PROVIDED MATERIAL ->
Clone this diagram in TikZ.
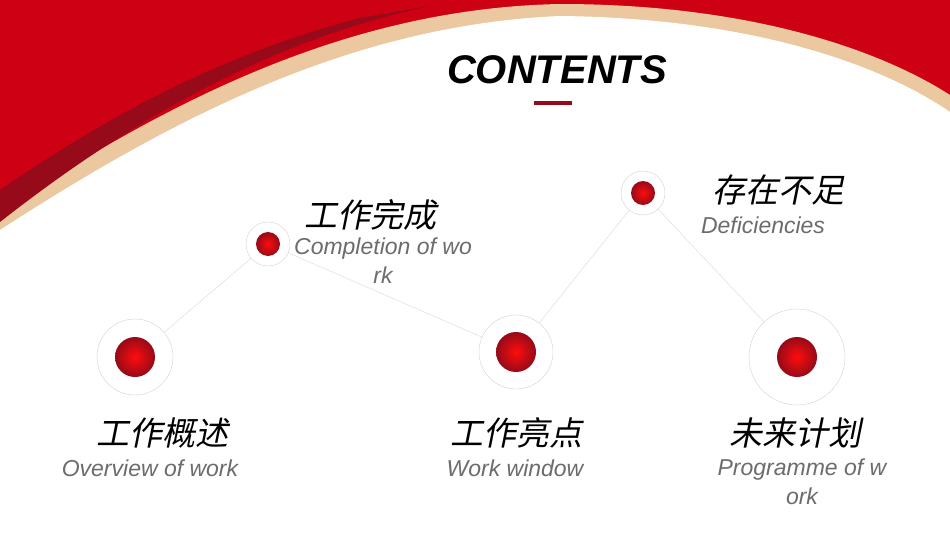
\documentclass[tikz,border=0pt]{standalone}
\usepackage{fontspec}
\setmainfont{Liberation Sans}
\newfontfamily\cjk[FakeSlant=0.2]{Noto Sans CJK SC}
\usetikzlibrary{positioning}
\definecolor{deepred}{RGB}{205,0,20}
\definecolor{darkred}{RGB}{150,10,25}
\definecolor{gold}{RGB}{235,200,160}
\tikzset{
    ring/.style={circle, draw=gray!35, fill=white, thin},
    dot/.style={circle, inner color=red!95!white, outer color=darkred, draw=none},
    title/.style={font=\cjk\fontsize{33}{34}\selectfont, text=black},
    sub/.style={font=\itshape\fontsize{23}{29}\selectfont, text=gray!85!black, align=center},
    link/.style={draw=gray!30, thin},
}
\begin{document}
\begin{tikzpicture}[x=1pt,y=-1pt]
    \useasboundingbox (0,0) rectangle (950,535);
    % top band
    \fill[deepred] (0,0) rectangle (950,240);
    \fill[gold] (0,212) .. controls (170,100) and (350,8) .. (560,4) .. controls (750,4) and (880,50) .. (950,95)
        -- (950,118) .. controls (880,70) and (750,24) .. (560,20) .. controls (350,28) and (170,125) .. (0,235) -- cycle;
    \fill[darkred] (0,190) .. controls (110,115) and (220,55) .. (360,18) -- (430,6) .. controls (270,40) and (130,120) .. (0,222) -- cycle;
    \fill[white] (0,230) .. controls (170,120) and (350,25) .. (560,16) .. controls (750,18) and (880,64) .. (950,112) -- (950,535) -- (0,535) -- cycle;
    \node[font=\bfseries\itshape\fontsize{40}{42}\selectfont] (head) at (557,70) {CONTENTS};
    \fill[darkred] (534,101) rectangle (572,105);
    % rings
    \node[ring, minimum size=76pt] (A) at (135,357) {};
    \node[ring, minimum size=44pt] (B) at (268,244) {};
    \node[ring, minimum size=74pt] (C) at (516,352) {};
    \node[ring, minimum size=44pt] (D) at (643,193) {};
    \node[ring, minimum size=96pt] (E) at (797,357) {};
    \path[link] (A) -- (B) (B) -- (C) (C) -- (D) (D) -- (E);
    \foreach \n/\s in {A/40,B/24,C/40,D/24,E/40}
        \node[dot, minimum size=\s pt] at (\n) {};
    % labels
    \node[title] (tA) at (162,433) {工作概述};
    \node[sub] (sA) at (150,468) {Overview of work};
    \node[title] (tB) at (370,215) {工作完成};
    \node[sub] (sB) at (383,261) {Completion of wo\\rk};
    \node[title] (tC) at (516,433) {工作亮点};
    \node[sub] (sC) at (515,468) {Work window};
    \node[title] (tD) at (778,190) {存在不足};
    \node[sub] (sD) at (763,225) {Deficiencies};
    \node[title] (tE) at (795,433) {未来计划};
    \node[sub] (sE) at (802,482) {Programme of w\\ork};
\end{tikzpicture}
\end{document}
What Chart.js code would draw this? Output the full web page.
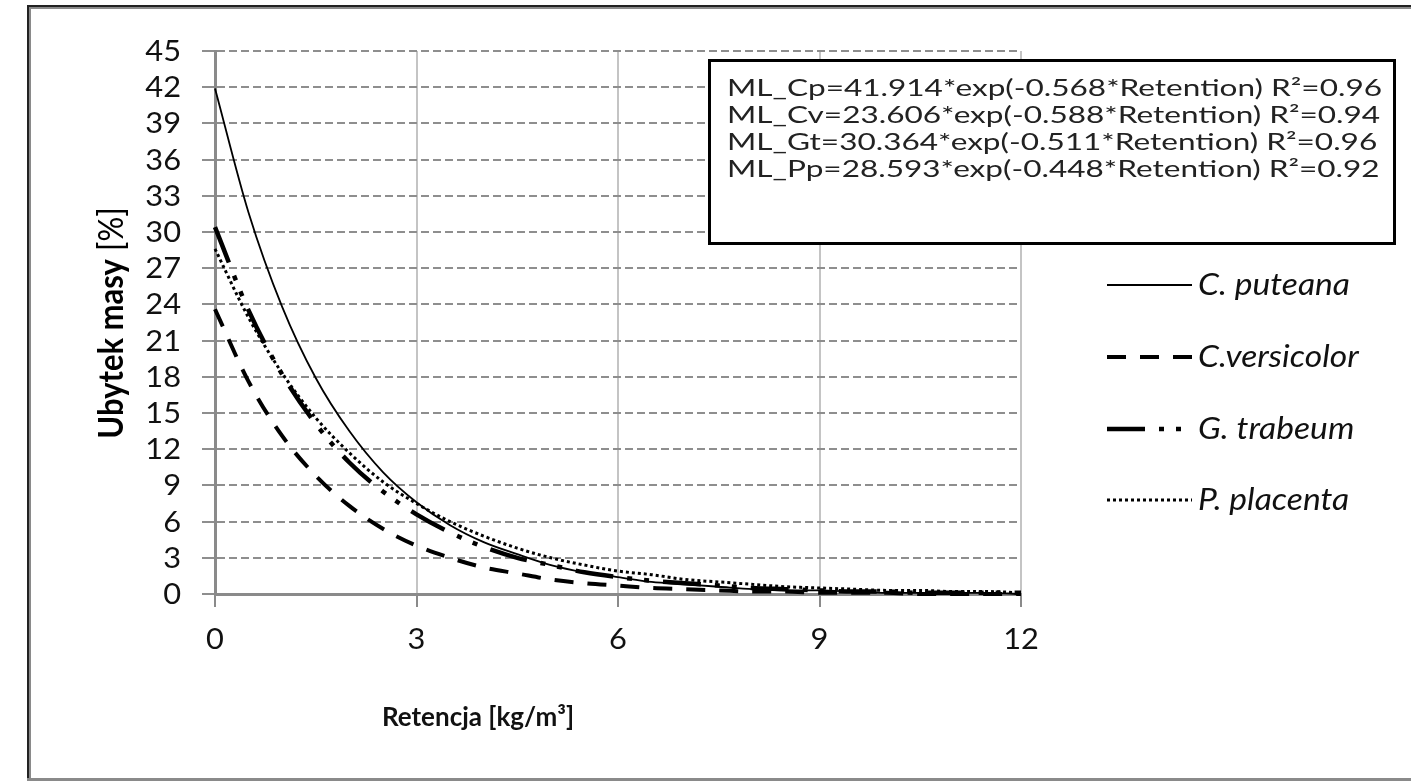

WHAT YOU SHOULD DO ->
Can you restate all the records above word for word while dropping the pictures?

WRITTEN REPLY ->
Clone this diagram in TikZ.
\documentclass[tikz,border=0pt]{standalone}
\usepackage{fontspec}
\setmainfont{Liberation Sans}
\newfontfamily\cjk[FakeSlant=0.2]{Noto Sans CJK SC}
\usetikzlibrary{positioning}
\definecolor{deepred}{RGB}{205,0,20}
\definecolor{darkred}{RGB}{150,10,25}
\definecolor{gold}{RGB}{235,200,160}
\tikzset{
    ring/.style={circle, draw=gray!35, fill=white, thin},
    dot/.style={circle, inner color=red!95!white, outer color=darkred, draw=none},
    title/.style={font=\cjk\fontsize{33}{34}\selectfont, text=black},
    sub/.style={font=\itshape\fontsize{23}{29}\selectfont, text=gray!85!black, align=center},
    link/.style={draw=gray!30, thin},
}
\begin{document}
\begin{tikzpicture}[x=1pt,y=-1pt]
    \useasboundingbox (0,0) rectangle (950,535);
    % top band
    \fill[deepred] (0,0) rectangle (950,240);
    \fill[gold] (0,212) .. controls (170,100) and (350,8) .. (560,4) .. controls (750,4) and (880,50) .. (950,95)
        -- (950,118) .. controls (880,70) and (750,24) .. (560,20) .. controls (350,28) and (170,125) .. (0,235) -- cycle;
    \fill[darkred] (0,190) .. controls (110,115) and (220,55) .. (360,18) -- (430,6) .. controls (270,40) and (130,120) .. (0,222) -- cycle;
    \fill[white] (0,230) .. controls (170,120) and (350,25) .. (560,16) .. controls (750,18) and (880,64) .. (950,112) -- (950,535) -- (0,535) -- cycle;
    \node[font=\bfseries\itshape\fontsize{40}{42}\selectfont] (head) at (557,70) {CONTENTS};
    \fill[darkred] (534,101) rectangle (572,105);
    % rings
    \node[ring, minimum size=76pt] (A) at (135,357) {};
    \node[ring, minimum size=44pt] (B) at (268,244) {};
    \node[ring, minimum size=74pt] (C) at (516,352) {};
    \node[ring, minimum size=44pt] (D) at (643,193) {};
    \node[ring, minimum size=96pt] (E) at (797,357) {};
    \path[link] (A) -- (B) (B) -- (C) (C) -- (D) (D) -- (E);
    \foreach \n/\s in {A/40,B/24,C/40,D/24,E/40}
        \node[dot, minimum size=\s pt] at (\n) {};
    % labels
    \node[title] (tA) at (162,433) {工作概述};
    \node[sub] (sA) at (150,468) {Overview of work};
    \node[title] (tB) at (370,215) {工作完成};
    \node[sub] (sB) at (383,261) {Completion of wo\\rk};
    \node[title] (tC) at (516,433) {工作亮点};
    \node[sub] (sC) at (515,468) {Work window};
    \node[title] (tD) at (778,190) {存在不足};
    \node[sub] (sD) at (763,225) {Deficiencies};
    \node[title] (tE) at (795,433) {未来计划};
    \node[sub] (sE) at (802,482) {Programme of w\\ork};
\end{tikzpicture}
\end{document}
What Chart.js code would draw this? Output the full web page.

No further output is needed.